Quantum Control Landscapes Beyond the Dipole Approximation

TL;DR

This paper explores quantum control landscapes beyond the dipole approximation by including polarizability, demonstrating numerically that such inclusion generally removes traps and restores controllability in finite-level quantum systems.

Contribution

It provides theoretical analysis and numerical evidence that adding polarizability terms eliminates traps in quantum control landscapes beyond the dipole approximation.

Findings

Control landscapes are trap-free with polarizability inclusion.

Adding polarizability restores controllability in otherwise uncontrollable systems.
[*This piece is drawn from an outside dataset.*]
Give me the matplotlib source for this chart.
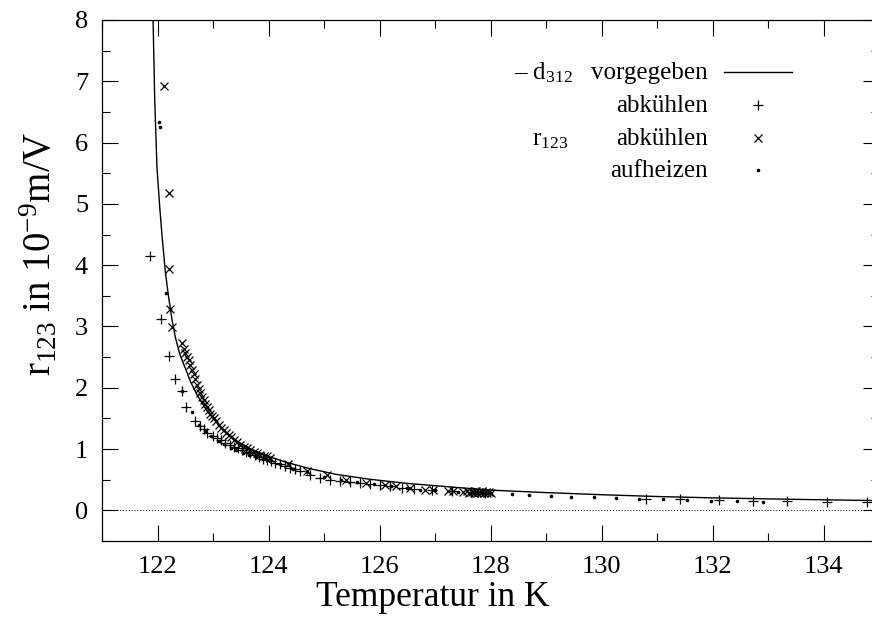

Polarizability removes traps in a three-level system with known landscape traps.

Abstract

We investigate the control landscapes of closed, finite level quantum systems beyond the dipole approximation by including a polarizability term in the Hamiltonian. Theoretical analysis is presented for the $n$ level case and formulas for singular controls, which are candidates for landscape traps, are compared to their analogues in the dipole approximation. A numerical analysis of the existence of traps in control landscapes beyond the dipole approximation is made in the four level case. A numerical exploration of these control landscapes is achieved by generating many random Hamiltonians which include a term quadratic in a single control field. The landscapes of such systems are found numerically to be trap free in general. This extends a great body of recent work on typical landscapes of quantum systems where the dipole approximation is made. We further investigate the relationship between the magnitude of the polarizability and the magnitude of the controls resulting from optimization. It is shown numerically that including a polarizability term in an otherwise uncontrollable system removes traps from the landscapes of a specific family of systems by restoring controllability. We numerically assess the effect of a random polarizability term on the know example of a three level system with a second order trap in its control landscape. It is found that the addition of polarizability removes the trap from the landscape. The implications for laboratory control are discussed.